DIRECTIONS: Reproduce the whole listing, character for character.

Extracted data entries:
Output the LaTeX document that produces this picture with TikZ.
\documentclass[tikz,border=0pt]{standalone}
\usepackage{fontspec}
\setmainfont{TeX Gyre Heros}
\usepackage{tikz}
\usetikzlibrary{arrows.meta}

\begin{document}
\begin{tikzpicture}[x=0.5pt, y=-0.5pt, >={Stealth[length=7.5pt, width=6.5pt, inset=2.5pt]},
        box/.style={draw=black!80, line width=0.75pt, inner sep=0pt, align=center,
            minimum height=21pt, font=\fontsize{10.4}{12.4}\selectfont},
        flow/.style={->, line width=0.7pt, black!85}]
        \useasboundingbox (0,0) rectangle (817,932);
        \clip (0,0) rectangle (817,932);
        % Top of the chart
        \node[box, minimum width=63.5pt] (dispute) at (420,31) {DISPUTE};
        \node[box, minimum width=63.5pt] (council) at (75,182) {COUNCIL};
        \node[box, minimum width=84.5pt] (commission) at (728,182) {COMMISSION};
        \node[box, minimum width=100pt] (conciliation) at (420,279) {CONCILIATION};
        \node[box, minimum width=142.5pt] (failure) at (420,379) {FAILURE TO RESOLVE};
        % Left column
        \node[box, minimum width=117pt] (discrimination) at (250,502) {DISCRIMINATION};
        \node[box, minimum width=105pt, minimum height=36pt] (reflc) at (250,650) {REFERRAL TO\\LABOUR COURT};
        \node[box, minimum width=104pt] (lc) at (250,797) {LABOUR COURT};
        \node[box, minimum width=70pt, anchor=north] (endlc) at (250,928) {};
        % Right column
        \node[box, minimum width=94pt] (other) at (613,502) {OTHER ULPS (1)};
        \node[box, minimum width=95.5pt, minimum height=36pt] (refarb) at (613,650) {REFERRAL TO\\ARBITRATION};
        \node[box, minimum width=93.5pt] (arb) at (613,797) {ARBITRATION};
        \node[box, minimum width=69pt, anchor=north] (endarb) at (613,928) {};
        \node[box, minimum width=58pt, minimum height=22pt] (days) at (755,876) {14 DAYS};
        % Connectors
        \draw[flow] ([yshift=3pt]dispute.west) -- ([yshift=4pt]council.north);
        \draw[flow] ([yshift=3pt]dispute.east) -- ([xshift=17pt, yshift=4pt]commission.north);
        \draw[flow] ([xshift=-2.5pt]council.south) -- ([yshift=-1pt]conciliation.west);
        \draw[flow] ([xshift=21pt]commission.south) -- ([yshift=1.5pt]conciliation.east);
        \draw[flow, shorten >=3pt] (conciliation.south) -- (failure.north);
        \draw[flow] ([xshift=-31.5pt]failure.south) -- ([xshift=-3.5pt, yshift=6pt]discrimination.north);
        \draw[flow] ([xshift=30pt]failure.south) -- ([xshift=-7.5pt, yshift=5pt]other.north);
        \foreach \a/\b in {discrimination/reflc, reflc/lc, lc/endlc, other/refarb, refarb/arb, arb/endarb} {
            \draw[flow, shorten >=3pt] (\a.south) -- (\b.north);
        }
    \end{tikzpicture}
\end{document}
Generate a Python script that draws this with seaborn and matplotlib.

ANSWER FOR THE TASK:
Output the LaTeX document that produces this picture with TikZ.
\documentclass[tikz,border=0pt]{standalone}
\usepackage{fontspec}
\setmainfont{TeX Gyre Heros}
\usepackage{tikz}
\usetikzlibrary{arrows.meta}

\begin{document}
\begin{tikzpicture}[x=0.5pt, y=-0.5pt, >={Stealth[length=7.5pt, width=6.5pt, inset=2.5pt]},
        box/.style={draw=black!80, line width=0.75pt, inner sep=0pt, align=center,
            minimum height=21pt, font=\fontsize{10.4}{12.4}\selectfont},
        flow/.style={->, line width=0.7pt, black!85}]
        \useasboundingbox (0,0) rectangle (817,932);
        \clip (0,0) rectangle (817,932);
        % Top of the chart
        \node[box, minimum width=63.5pt] (dispute) at (420,31) {DISPUTE};
        \node[box, minimum width=63.5pt] (council) at (75,182) {COUNCIL};
        \node[box, minimum width=84.5pt] (commission) at (728,182) {COMMISSION};
        \node[box, minimum width=100pt] (conciliation) at (420,279) {CONCILIATION};
        \node[box, minimum width=142.5pt] (failure) at (420,379) {FAILURE TO RESOLVE};
        % Left column
        \node[box, minimum width=117pt] (discrimination) at (250,502) {DISCRIMINATION};
        \node[box, minimum width=105pt, minimum height=36pt] (reflc) at (250,650) {REFERRAL TO\\LABOUR COURT};
        \node[box, minimum width=104pt] (lc) at (250,797) {LABOUR COURT};
        \node[box, minimum width=70pt, anchor=north] (endlc) at (250,928) {};
        % Right column
        \node[box, minimum width=94pt] (other) at (613,502) {OTHER ULPS (1)};
        \node[box, minimum width=95.5pt, minimum height=36pt] (refarb) at (613,650) {REFERRAL TO\\ARBITRATION};
        \node[box, minimum width=93.5pt] (arb) at (613,797) {ARBITRATION};
        \node[box, minimum width=69pt, anchor=north] (endarb) at (613,928) {};
        \node[box, minimum width=58pt, minimum height=22pt] (days) at (755,876) {14 DAYS};
        % Connectors
        \draw[flow] ([yshift=3pt]dispute.west) -- ([yshift=4pt]council.north);
        \draw[flow] ([yshift=3pt]dispute.east) -- ([xshift=17pt, yshift=4pt]commission.north);
        \draw[flow] ([xshift=-2.5pt]council.south) -- ([yshift=-1pt]conciliation.west);
        \draw[flow] ([xshift=21pt]commission.south) -- ([yshift=1.5pt]conciliation.east);
        \draw[flow, shorten >=3pt] (conciliation.south) -- (failure.north);
        \draw[flow] ([xshift=-31.5pt]failure.south) -- ([xshift=-3.5pt, yshift=6pt]discrimination.north);
        \draw[flow] ([xshift=30pt]failure.south) -- ([xshift=-7.5pt, yshift=5pt]other.north);
        \foreach \a/\b in {discrimination/reflc, reflc/lc, lc/endlc, other/refarb, refarb/arb, arb/endarb} {
            \draw[flow, shorten >=3pt] (\a.south) -- (\b.north);
        }
    \end{tikzpicture}
\end{document}
Generate a Python script that draws this with seaborn and matplotlib.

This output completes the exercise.